Not to bump an old thread, but this thread seems like a good one to bump with all the good info, My lawn is 5Kish and plus I help a few others out with spreading granular. Busted my Scott's DLX spreading wheel and gears it looks, a couple weeks ago and that was my 2nd DLX in 3yrs years. I'd like to upgrade. Is the go to model still the Titan 50lb and/or Earthway 2150? I plan on using my spreader a lot more often this year. Time to buy once and cry once.


----------



## Ware (Jan 28, 2017)

LoveMyLawn said:


> Not to bump an old thread, but this thread seems like a good one to bump with all the good info, My lawn is 5Kish and plus I help a few others out with spreading granular. Busted my Scott's DLX spreading wheel and gears it looks, a couple weeks ago and that was my 2nd DLX in 3yrs years. I'd like to upgrade. Is the go to model still the Titan 50lb and/or Earthway 2150? I plan on using my spreader a lot more often this year. Time to buy once and cry once.


The Titan 50lb looks pretty nice for the price.

Hard to go wrong with the Earthway 2150 though.

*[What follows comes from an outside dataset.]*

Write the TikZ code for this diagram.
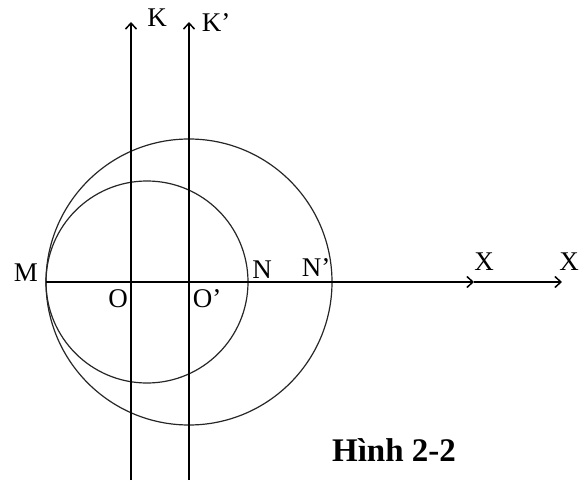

I have an Earthway 2600APlus that I use quite a bit. I think max capacity on it is only 40lbs, but it is nice and compact.


----------



## DuncanMcDonuts (May 5, 2019)

One of the reviews says the Titan 50 lb is a clone of the Earthway 2150, other than its more difficult assembly. I bought it for $100 around Black Friday. I plan to assemble it soon and use it for this season. I'll donate my Scott's Mini Edgeguard.


----------



## LoveMyLawn (Oct 14, 2019)

Thanks. The Titan and Earthway 2600APlus price point is just about the same. I'll do some online searching and see which one I can get the best deal on and go that route.


----------



## Jconnelly6b (Mar 4, 2018)

LoveMyLawn said:


> Thanks. The Titan and Earthway 2600APlus price point is just about the same. I'll do some online searching and see which one I can get the best deal on and go that route.

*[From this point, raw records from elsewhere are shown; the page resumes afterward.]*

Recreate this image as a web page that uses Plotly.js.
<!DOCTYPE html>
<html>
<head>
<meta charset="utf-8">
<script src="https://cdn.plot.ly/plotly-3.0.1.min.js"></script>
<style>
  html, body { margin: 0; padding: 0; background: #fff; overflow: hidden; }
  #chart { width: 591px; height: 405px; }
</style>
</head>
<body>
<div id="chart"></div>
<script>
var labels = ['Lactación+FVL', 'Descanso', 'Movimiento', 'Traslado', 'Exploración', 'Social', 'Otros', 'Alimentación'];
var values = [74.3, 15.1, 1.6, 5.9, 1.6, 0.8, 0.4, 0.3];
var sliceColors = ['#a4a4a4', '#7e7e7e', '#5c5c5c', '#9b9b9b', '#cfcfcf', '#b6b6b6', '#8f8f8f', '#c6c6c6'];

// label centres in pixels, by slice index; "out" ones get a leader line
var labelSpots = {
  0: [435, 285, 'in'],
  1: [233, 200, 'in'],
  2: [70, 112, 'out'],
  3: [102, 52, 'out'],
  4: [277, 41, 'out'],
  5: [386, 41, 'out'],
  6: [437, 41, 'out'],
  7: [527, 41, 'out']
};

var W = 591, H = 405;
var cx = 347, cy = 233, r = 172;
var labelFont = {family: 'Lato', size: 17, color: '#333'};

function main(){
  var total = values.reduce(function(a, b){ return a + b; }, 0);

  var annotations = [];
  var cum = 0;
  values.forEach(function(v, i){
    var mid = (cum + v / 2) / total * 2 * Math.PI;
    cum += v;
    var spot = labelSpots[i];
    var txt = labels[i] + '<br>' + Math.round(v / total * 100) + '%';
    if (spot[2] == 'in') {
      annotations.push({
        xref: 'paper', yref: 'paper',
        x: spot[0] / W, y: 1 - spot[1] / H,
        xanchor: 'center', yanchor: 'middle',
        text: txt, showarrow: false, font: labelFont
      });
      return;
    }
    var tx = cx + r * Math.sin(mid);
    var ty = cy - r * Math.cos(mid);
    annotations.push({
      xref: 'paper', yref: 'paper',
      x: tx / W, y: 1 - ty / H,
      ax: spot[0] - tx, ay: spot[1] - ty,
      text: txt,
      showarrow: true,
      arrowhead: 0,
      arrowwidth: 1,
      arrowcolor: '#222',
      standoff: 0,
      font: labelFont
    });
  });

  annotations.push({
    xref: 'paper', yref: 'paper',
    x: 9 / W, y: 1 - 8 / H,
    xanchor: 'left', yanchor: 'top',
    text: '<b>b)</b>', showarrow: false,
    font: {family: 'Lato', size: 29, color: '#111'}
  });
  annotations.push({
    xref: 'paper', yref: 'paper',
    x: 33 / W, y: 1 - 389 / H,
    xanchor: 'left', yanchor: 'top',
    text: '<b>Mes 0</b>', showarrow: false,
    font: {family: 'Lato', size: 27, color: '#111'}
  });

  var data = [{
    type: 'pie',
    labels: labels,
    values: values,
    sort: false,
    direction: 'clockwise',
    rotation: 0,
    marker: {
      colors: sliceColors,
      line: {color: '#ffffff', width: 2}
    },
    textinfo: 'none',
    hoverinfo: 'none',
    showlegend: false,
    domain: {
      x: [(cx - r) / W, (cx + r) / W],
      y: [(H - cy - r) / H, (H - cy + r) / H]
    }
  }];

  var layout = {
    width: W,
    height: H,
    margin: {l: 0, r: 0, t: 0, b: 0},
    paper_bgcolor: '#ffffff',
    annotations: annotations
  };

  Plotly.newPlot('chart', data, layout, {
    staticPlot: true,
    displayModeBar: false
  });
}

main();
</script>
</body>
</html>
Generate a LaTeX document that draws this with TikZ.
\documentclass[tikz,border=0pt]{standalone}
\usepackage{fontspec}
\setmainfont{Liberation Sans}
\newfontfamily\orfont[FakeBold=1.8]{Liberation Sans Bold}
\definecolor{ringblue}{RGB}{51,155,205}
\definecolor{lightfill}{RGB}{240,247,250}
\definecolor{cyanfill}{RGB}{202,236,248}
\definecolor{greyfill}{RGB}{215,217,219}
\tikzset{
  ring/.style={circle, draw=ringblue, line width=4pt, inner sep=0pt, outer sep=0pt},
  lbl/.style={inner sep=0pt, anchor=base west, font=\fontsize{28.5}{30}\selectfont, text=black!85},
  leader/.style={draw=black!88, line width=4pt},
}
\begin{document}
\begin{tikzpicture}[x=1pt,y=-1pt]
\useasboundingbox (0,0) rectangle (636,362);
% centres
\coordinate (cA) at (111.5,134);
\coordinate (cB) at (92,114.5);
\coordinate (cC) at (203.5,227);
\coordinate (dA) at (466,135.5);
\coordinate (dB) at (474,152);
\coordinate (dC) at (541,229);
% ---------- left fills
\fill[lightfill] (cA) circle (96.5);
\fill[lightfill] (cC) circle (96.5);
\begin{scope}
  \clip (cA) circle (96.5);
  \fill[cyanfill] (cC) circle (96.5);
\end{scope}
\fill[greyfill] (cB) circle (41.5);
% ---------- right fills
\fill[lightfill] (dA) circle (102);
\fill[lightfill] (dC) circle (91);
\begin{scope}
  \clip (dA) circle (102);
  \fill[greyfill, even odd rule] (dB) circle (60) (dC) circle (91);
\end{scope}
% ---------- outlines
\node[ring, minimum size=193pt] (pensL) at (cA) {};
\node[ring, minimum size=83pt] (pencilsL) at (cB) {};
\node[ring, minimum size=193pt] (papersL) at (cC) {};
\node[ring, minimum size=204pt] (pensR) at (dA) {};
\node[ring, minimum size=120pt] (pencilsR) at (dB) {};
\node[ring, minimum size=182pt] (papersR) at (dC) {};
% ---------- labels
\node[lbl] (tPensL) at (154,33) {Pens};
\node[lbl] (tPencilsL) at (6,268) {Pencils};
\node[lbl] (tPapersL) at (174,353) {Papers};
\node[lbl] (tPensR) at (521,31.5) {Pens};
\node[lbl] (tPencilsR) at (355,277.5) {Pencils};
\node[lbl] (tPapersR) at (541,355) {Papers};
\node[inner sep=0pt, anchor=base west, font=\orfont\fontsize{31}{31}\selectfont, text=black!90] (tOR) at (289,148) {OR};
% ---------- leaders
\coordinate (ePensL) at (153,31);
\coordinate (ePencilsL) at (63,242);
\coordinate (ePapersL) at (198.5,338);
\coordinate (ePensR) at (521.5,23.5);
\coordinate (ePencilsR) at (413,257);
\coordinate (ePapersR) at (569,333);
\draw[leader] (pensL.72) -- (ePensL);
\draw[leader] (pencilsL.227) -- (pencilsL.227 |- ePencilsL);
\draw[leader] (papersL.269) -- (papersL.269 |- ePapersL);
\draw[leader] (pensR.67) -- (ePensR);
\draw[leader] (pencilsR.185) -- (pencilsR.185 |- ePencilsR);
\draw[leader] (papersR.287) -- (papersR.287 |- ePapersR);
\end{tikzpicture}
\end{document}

If you're a risk taker try out the Titan. Many of us (myself included) have the 2600A and it's a workhorse. Mine's going on 4 seasons and haven't even put air in the tires after putting it together.


----------



## LoveMyLawn (Oct 14, 2019)

I went with the Titan. Good reviews. I understand assembly can be a PITA, but I'm pretty mechanically inclined so I believe I can handle it. Plus there are some youtube tips. Excellent customer service from palletforks. Ordered yesterday at noonish and they got it shipped out yesterday. I'll post an assembly review once I do it in a week or so.


----------



## LoveMyLawn (Oct 14, 2019)

Got the Titan assembled. I thought it was pretty easy. Took me 1-1/2 hours. But I was assembling it in the living room while watching golf, so probably an hour tops if I didn't have distractions. I will say I think the manual and pics should be larger and it would make it easier to install. Walked around the yard with it and it's much better than the plastic wheels I have always used in the past. I think I will be pleased with it.


----------